◆ **Stored data**:
--------

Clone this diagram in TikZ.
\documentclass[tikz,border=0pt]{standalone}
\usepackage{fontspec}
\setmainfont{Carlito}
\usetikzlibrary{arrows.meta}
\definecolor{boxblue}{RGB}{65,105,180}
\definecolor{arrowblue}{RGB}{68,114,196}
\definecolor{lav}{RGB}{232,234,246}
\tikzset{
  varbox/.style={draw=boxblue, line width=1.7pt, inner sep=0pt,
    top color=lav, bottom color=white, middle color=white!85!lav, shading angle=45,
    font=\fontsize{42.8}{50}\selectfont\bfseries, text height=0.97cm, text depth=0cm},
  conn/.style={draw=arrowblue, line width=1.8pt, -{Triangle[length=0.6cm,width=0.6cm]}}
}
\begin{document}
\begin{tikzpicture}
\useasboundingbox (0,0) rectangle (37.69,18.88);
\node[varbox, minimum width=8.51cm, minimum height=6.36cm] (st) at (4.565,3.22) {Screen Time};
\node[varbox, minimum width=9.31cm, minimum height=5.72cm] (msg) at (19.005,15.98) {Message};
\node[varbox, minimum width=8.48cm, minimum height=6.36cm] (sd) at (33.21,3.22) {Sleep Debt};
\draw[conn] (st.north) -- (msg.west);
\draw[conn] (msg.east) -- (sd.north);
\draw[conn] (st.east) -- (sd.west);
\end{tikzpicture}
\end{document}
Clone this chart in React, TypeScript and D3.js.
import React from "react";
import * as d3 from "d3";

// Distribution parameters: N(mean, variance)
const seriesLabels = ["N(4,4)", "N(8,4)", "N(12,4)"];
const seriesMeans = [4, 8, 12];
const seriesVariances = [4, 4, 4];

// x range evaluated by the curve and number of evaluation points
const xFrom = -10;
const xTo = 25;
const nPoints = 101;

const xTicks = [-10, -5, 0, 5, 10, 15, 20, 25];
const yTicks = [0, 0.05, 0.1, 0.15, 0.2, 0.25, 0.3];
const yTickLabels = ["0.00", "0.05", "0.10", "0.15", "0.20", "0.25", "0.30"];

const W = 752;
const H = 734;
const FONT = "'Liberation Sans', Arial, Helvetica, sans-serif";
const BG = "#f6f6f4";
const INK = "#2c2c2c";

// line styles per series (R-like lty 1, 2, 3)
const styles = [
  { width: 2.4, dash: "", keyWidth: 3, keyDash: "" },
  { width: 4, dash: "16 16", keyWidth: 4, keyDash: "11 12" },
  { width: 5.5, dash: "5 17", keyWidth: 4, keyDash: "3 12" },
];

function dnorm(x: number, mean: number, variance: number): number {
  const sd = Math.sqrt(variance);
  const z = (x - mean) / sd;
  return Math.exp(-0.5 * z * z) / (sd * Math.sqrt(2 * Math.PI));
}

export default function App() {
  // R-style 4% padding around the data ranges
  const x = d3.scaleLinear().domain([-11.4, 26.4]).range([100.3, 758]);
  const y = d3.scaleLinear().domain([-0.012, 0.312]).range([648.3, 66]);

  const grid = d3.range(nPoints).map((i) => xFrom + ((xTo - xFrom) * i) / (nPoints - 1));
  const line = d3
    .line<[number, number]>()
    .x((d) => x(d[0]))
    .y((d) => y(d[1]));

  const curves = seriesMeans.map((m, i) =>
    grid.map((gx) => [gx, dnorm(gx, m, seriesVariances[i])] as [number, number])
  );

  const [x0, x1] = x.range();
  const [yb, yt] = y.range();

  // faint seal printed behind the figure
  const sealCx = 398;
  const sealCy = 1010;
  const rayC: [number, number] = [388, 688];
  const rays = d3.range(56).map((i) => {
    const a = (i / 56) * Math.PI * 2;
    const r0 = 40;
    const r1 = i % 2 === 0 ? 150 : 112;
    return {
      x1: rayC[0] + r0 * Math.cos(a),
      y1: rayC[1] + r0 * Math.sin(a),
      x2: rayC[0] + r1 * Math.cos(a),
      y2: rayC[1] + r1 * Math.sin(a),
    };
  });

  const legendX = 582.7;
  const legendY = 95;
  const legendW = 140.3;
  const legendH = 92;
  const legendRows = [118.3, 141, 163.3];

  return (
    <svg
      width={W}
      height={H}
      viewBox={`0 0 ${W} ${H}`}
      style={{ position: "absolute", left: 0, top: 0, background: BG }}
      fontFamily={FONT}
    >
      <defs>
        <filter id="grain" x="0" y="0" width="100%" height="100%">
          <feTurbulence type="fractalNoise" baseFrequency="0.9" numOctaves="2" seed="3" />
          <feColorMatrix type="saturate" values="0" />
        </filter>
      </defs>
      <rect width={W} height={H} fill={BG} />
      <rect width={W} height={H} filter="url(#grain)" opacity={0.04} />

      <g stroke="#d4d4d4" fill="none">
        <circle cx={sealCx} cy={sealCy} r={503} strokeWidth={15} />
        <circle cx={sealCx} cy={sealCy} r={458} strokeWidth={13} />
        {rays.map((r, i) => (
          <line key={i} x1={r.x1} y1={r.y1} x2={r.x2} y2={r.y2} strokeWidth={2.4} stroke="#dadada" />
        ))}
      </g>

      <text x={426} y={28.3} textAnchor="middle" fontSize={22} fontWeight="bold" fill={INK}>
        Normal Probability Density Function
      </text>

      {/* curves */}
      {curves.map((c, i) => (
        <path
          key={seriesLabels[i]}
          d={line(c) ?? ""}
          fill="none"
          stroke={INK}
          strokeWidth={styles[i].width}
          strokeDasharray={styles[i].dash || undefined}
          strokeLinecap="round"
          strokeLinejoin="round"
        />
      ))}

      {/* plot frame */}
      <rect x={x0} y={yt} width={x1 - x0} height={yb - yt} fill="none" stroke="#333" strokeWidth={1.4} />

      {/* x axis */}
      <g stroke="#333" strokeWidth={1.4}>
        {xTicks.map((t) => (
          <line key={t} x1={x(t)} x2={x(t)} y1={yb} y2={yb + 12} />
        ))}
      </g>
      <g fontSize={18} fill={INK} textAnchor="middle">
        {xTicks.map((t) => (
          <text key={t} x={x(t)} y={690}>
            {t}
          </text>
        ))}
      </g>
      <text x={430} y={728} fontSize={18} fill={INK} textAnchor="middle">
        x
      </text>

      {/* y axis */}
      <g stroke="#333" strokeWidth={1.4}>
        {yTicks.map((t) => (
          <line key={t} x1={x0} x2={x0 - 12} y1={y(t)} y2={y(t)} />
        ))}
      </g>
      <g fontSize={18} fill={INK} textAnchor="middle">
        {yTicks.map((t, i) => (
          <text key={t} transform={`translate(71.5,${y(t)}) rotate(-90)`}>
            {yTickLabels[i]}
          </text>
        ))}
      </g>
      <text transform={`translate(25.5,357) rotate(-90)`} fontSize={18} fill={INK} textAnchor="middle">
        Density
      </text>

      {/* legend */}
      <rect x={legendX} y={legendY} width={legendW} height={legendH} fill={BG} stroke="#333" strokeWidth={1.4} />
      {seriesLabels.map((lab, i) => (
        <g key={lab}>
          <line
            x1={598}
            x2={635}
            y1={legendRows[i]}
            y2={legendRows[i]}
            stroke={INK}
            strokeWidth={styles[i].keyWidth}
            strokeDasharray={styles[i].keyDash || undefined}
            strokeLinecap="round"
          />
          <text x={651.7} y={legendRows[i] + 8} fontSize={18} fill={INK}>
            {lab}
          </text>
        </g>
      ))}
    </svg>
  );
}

--------

◆ **WHAT TO DO**:
Repeat back the data above, exact to the last character.

◆ **FULL RESPONSE**:
Clone this diagram in TikZ.
\documentclass[tikz,border=0pt]{standalone}
\usepackage{fontspec}
\setmainfont{Carlito}
\usetikzlibrary{arrows.meta}
\definecolor{boxblue}{RGB}{65,105,180}
\definecolor{arrowblue}{RGB}{68,114,196}
\definecolor{lav}{RGB}{232,234,246}
\tikzset{
  varbox/.style={draw=boxblue, line width=1.7pt, inner sep=0pt,
    top color=lav, bottom color=white, middle color=white!85!lav, shading angle=45,
    font=\fontsize{42.8}{50}\selectfont\bfseries, text height=0.97cm, text depth=0cm},
  conn/.style={draw=arrowblue, line width=1.8pt, -{Triangle[length=0.6cm,width=0.6cm]}}
}
\begin{document}
\begin{tikzpicture}
\useasboundingbox (0,0) rectangle (37.69,18.88);
\node[varbox, minimum width=8.51cm, minimum height=6.36cm] (st) at (4.565,3.22) {Screen Time};
\node[varbox, minimum width=9.31cm, minimum height=5.72cm] (msg) at (19.005,15.98) {Message};
\node[varbox, minimum width=8.48cm, minimum height=6.36cm] (sd) at (33.21,3.22) {Sleep Debt};
\draw[conn] (st.north) -- (msg.west);
\draw[conn] (msg.east) -- (sd.north);
\draw[conn] (st.east) -- (sd.west);
\end{tikzpicture}
\end{document}
Clone this chart in React, TypeScript and D3.js.
import React from "react";
import * as d3 from "d3";

// Distribution parameters: N(mean, variance)
const seriesLabels = ["N(4,4)", "N(8,4)", "N(12,4)"];
const seriesMeans = [4, 8, 12];
const seriesVariances = [4, 4, 4];

// x range evaluated by the curve and number of evaluation points
const xFrom = -10;
const xTo = 25;
const nPoints = 101;

const xTicks = [-10, -5, 0, 5, 10, 15, 20, 25];
const yTicks = [0, 0.05, 0.1, 0.15, 0.2, 0.25, 0.3];
const yTickLabels = ["0.00", "0.05", "0.10", "0.15", "0.20", "0.25", "0.30"];

const W = 752;
const H = 734;
const FONT = "'Liberation Sans', Arial, Helvetica, sans-serif";
const BG = "#f6f6f4";
const INK = "#2c2c2c";

// line styles per series (R-like lty 1, 2, 3)
const styles = [
  { width: 2.4, dash: "", keyWidth: 3, keyDash: "" },
  { width: 4, dash: "16 16", keyWidth: 4, keyDash: "11 12" },
  { width: 5.5, dash: "5 17", keyWidth: 4, keyDash: "3 12" },
];

function dnorm(x: number, mean: number, variance: number): number {
  const sd = Math.sqrt(variance);
  const z = (x - mean) / sd;
  return Math.exp(-0.5 * z * z) / (sd * Math.sqrt(2 * Math.PI));
}

export default function App() {
  // R-style 4% padding around the data ranges
  const x = d3.scaleLinear().domain([-11.4, 26.4]).range([100.3, 758]);
  const y = d3.scaleLinear().domain([-0.012, 0.312]).range([648.3, 66]);

  const grid = d3.range(nPoints).map((i) => xFrom + ((xTo - xFrom) * i) / (nPoints - 1));
  const line = d3
    .line<[number, number]>()
    .x((d) => x(d[0]))
    .y((d) => y(d[1]));

  const curves = seriesMeans.map((m, i) =>
    grid.map((gx) => [gx, dnorm(gx, m, seriesVariances[i])] as [number, number])
  );

  const [x0, x1] = x.range();
  const [yb, yt] = y.range();

  // faint seal printed behind the figure
  const sealCx = 398;
  const sealCy = 1010;
  const rayC: [number, number] = [388, 688];
  const rays = d3.range(56).map((i) => {
    const a = (i / 56) * Math.PI * 2;
    const r0 = 40;
    const r1 = i % 2 === 0 ? 150 : 112;
    return {
      x1: rayC[0] + r0 * Math.cos(a),
      y1: rayC[1] + r0 * Math.sin(a),
      x2: rayC[0] + r1 * Math.cos(a),
      y2: rayC[1] + r1 * Math.sin(a),
    };
  });

  const legendX = 582.7;
  const legendY = 95;
  const legendW = 140.3;
  const legendH = 92;
  const legendRows = [118.3, 141, 163.3];

  return (
    <svg
      width={W}
      height={H}
      viewBox={`0 0 ${W} ${H}`}
      style={{ position: "absolute", left: 0, top: 0, background: BG }}
      fontFamily={FONT}
    >
      <defs>
        <filter id="grain" x="0" y="0" width="100%" height="100%">
          <feTurbulence type="fractalNoise" baseFrequency="0.9" numOctaves="2" seed="3" />
          <feColorMatrix type="saturate" values="0" />
        </filter>
      </defs>
      <rect width={W} height={H} fill={BG} />
      <rect width={W} height={H} filter="url(#grain)" opacity={0.04} />

      <g stroke="#d4d4d4" fill="none">
        <circle cx={sealCx} cy={sealCy} r={503} strokeWidth={15} />
        <circle cx={sealCx} cy={sealCy} r={458} strokeWidth={13} />
        {rays.map((r, i) => (
          <line key={i} x1={r.x1} y1={r.y1} x2={r.x2} y2={r.y2} strokeWidth={2.4} stroke="#dadada" />
        ))}
      </g>

      <text x={426} y={28.3} textAnchor="middle" fontSize={22} fontWeight="bold" fill={INK}>
        Normal Probability Density Function
      </text>

      {/* curves */}
      {curves.map((c, i) => (
        <path
          key={seriesLabels[i]}
          d={line(c) ?? ""}
          fill="none"
          stroke={INK}
          strokeWidth={styles[i].width}
          strokeDasharray={styles[i].dash || undefined}
          strokeLinecap="round"
          strokeLinejoin="round"
        />
      ))}

      {/* plot frame */}
      <rect x={x0} y={yt} width={x1 - x0} height={yb - yt} fill="none" stroke="#333" strokeWidth={1.4} />

      {/* x axis */}
      <g stroke="#333" strokeWidth={1.4}>
        {xTicks.map((t) => (
          <line key={t} x1={x(t)} x2={x(t)} y1={yb} y2={yb + 12} />
        ))}
      </g>
      <g fontSize={18} fill={INK} textAnchor="middle">
        {xTicks.map((t) => (
          <text key={t} x={x(t)} y={690}>
            {t}
          </text>
        ))}
      </g>
      <text x={430} y={728} fontSize={18} fill={INK} textAnchor="middle">
        x
      </text>

      {/* y axis */}
      <g stroke="#333" strokeWidth={1.4}>
        {yTicks.map((t) => (
          <line key={t} x1={x0} x2={x0 - 12} y1={y(t)} y2={y(t)} />
        ))}
      </g>
      <g fontSize={18} fill={INK} textAnchor="middle">
        {yTicks.map((t, i) => (
          <text key={t} transform={`translate(71.5,${y(t)}) rotate(-90)`}>
            {yTickLabels[i]}
          </text>
        ))}
      </g>
      <text transform={`translate(25.5,357) rotate(-90)`} fontSize={18} fill={INK} textAnchor="middle">
        Density
      </text>

      {/* legend */}
      <rect x={legendX} y={legendY} width={legendW} height={legendH} fill={BG} stroke="#333" strokeWidth={1.4} />
      {seriesLabels.map((lab, i) => (
        <g key={lab}>
          <line
            x1={598}
            x2={635}
            y1={legendRows[i]}
            y2={legendRows[i]}
            stroke={INK}
            strokeWidth={styles[i].keyWidth}
            strokeDasharray={styles[i].keyDash || undefined}
            strokeLinecap="round"
          />
          <text x={651.7} y={legendRows[i] + 8} fontSize={18} fill={INK}>
            {lab}
          </text>
        </g>
      ))}
    </svg>
  );
}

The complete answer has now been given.